**Your objective:** Can you output the material exactly as written, minus any pictures it holds?

----- Supplied data -----

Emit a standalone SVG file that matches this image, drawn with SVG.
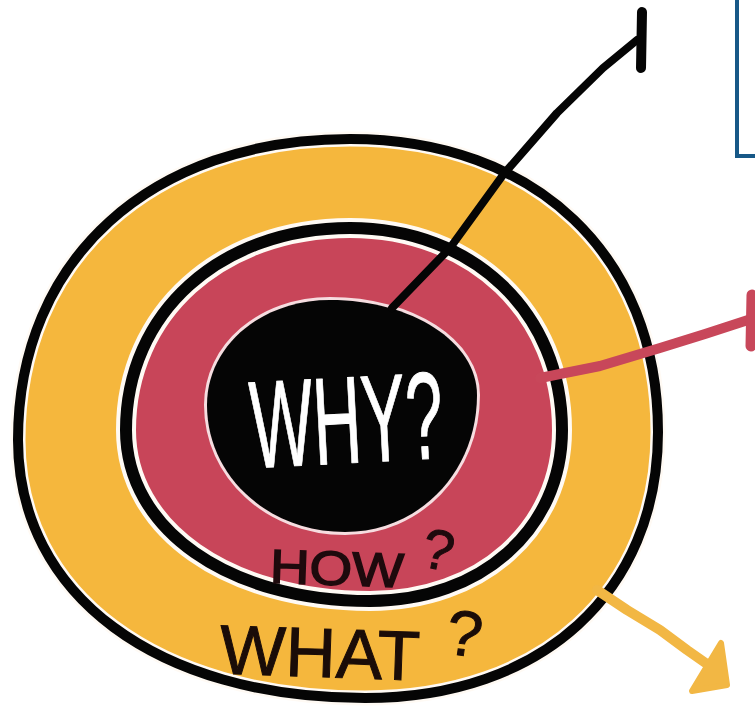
<svg xmlns="http://www.w3.org/2000/svg" width="755" height="707" viewBox="0 0 755 707">
<style>
.yellow{fill:#f5b73d}
.red{fill:#c84559}
.ink{fill:none;stroke:#050505;stroke-linejoin:round}
.gap{fill:none;stroke:#fffaf4}
.lbl{font-family:"Liberation Sans","DejaVu Sans",sans-serif}
.conn{fill:none;stroke-linecap:round;stroke-linejoin:round}
</style>
<defs>
<path id="outerShape" d="M350,139 C536,139 658,256 658,432 C658,592 542,698 365,698 C157,698 18,595 18,440 C18,259 151,139 350,139 Z"/>
<path id="innerShape" d="M350,228 C473,228 562,313 562,430 C562,529 481,601 370,601 C228,601 126,529 126,430 C126,313 220,228 350,228 Z"/>
<path id="coreShape" d="M330,300 C412,300 477,342 477,395 C477,472 419,532 345,532 C268,532 207,476 207,405 C207,346 261,300 330,300 Z"/>
</defs>
<rect width="755" height="707" fill="#ffffff"/>

<g id="box">
<rect x="737" y="-6" width="40" height="162" fill="none" stroke="#175887" stroke-width="4"/>
</g>

<g id="what">
<use href="#outerShape" class="yellow"/>
<use href="#outerShape" class="gap" stroke-width="15"/>
<use href="#outerShape" class="ink" stroke-width="10"/>
<text class="lbl" x="220" y="677" font-size="70" textLength="200" lengthAdjust="spacingAndGlyphs" fill="#1a0c08" stroke="#1a0c08" stroke-width="1" transform="rotate(2 320 650)">WHAT</text>
<text class="lbl" x="447" y="656" font-size="64" fill="#1a0c08" stroke="#1a0c08" stroke-width="1" transform="rotate(8 466 632)">?</text>
</g>

<g id="how">
<use href="#innerShape" class="red"/>
<use href="#innerShape" class="gap" stroke-width="20"/>
<use href="#innerShape" class="ink" stroke-width="12"/>
<text class="lbl" x="270" y="585" font-size="48" textLength="134" lengthAdjust="spacingAndGlyphs" fill="#1e0a0d" stroke="#1e0a0d" stroke-width="1.5" transform="rotate(2 336 566)">HOW</text>
<text class="lbl" x="423" y="569" font-size="56" fill="#1e0a0d" stroke="#1e0a0d" stroke-width="1" transform="rotate(12 438 548)">?</text>
</g>

<g id="why">
<use href="#coreShape" fill="#050505" stroke="#f6dde0" stroke-width="6" paint-order="stroke"/>
<text class="lbl" x="250" y="463" font-size="124" textLength="193" lengthAdjust="spacingAndGlyphs" fill="#ffffff" stroke="#ffffff" stroke-width="1" stroke-linejoin="round" transform="rotate(-3 346 420)">WHY?</text>
</g>

<g id="connectors">
<path class="conn" d="M392,308 L450,248 L503,175 L557,113 L603,68 L637,40" stroke="#050505" stroke-width="8"/>
<path class="conn" d="M642,12 L641,68" stroke="#050505" stroke-width="10"/>
<path class="conn" d="M540,378 L600,366 L660,348 L705,334 L748,320" stroke="#c8475a" stroke-width="10"/>
<path class="conn" d="M752,295 L751,346" stroke="#c8475a" stroke-width="11"/>
<path class="conn" d="M597,590 L627,610 L660,630 L687,650 L707,664" stroke="#f2b744" stroke-width="10"/>
<path d="M721,643 L727,685 L692,691 Z" fill="#f2b744" stroke="#f2b744" stroke-width="6" stroke-linejoin="round"/>
</g>
</svg>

-----

**Answer to the exercise:**
Emit a standalone SVG file that matches this image, drawn with SVG.
<svg xmlns="http://www.w3.org/2000/svg" width="755" height="707" viewBox="0 0 755 707">
<style>
.yellow{fill:#f5b73d}
.red{fill:#c84559}
.ink{fill:none;stroke:#050505;stroke-linejoin:round}
.gap{fill:none;stroke:#fffaf4}
.lbl{font-family:"Liberation Sans","DejaVu Sans",sans-serif}
.conn{fill:none;stroke-linecap:round;stroke-linejoin:round}
</style>
<defs>
<path id="outerShape" d="M350,139 C536,139 658,256 658,432 C658,592 542,698 365,698 C157,698 18,595 18,440 C18,259 151,139 350,139 Z"/>
<path id="innerShape" d="M350,228 C473,228 562,313 562,430 C562,529 481,601 370,601 C228,601 126,529 126,430 C126,313 220,228 350,228 Z"/>
<path id="coreShape" d="M330,300 C412,300 477,342 477,395 C477,472 419,532 345,532 C268,532 207,476 207,405 C207,346 261,300 330,300 Z"/>
</defs>
<rect width="755" height="707" fill="#ffffff"/>

<g id="box">
<rect x="737" y="-6" width="40" height="162" fill="none" stroke="#175887" stroke-width="4"/>
</g>

<g id="what">
<use href="#outerShape" class="yellow"/>
<use href="#outerShape" class="gap" stroke-width="15"/>
<use href="#outerShape" class="ink" stroke-width="10"/>
<text class="lbl" x="220" y="677" font-size="70" textLength="200" lengthAdjust="spacingAndGlyphs" fill="#1a0c08" stroke="#1a0c08" stroke-width="1" transform="rotate(2 320 650)">WHAT</text>
<text class="lbl" x="447" y="656" font-size="64" fill="#1a0c08" stroke="#1a0c08" stroke-width="1" transform="rotate(8 466 632)">?</text>
</g>

<g id="how">
<use href="#innerShape" class="red"/>
<use href="#innerShape" class="gap" stroke-width="20"/>
<use href="#innerShape" class="ink" stroke-width="12"/>
<text class="lbl" x="270" y="585" font-size="48" textLength="134" lengthAdjust="spacingAndGlyphs" fill="#1e0a0d" stroke="#1e0a0d" stroke-width="1.5" transform="rotate(2 336 566)">HOW</text>
<text class="lbl" x="423" y="569" font-size="56" fill="#1e0a0d" stroke="#1e0a0d" stroke-width="1" transform="rotate(12 438 548)">?</text>
</g>

<g id="why">
<use href="#coreShape" fill="#050505" stroke="#f6dde0" stroke-width="6" paint-order="stroke"/>
<text class="lbl" x="250" y="463" font-size="124" textLength="193" lengthAdjust="spacingAndGlyphs" fill="#ffffff" stroke="#ffffff" stroke-width="1" stroke-linejoin="round" transform="rotate(-3 346 420)">WHY?</text>
</g>

<g id="connectors">
<path class="conn" d="M392,308 L450,248 L503,175 L557,113 L603,68 L637,40" stroke="#050505" stroke-width="8"/>
<path class="conn" d="M642,12 L641,68" stroke="#050505" stroke-width="10"/>
<path class="conn" d="M540,378 L600,366 L660,348 L705,334 L748,320" stroke="#c8475a" stroke-width="10"/>
<path class="conn" d="M752,295 L751,346" stroke="#c8475a" stroke-width="11"/>
<path class="conn" d="M597,590 L627,610 L660,630 L687,650 L707,664" stroke="#f2b744" stroke-width="10"/>
<path d="M721,643 L727,685 L692,691 Z" fill="#f2b744" stroke="#f2b744" stroke-width="6" stroke-linejoin="round"/>
</g>
</svg>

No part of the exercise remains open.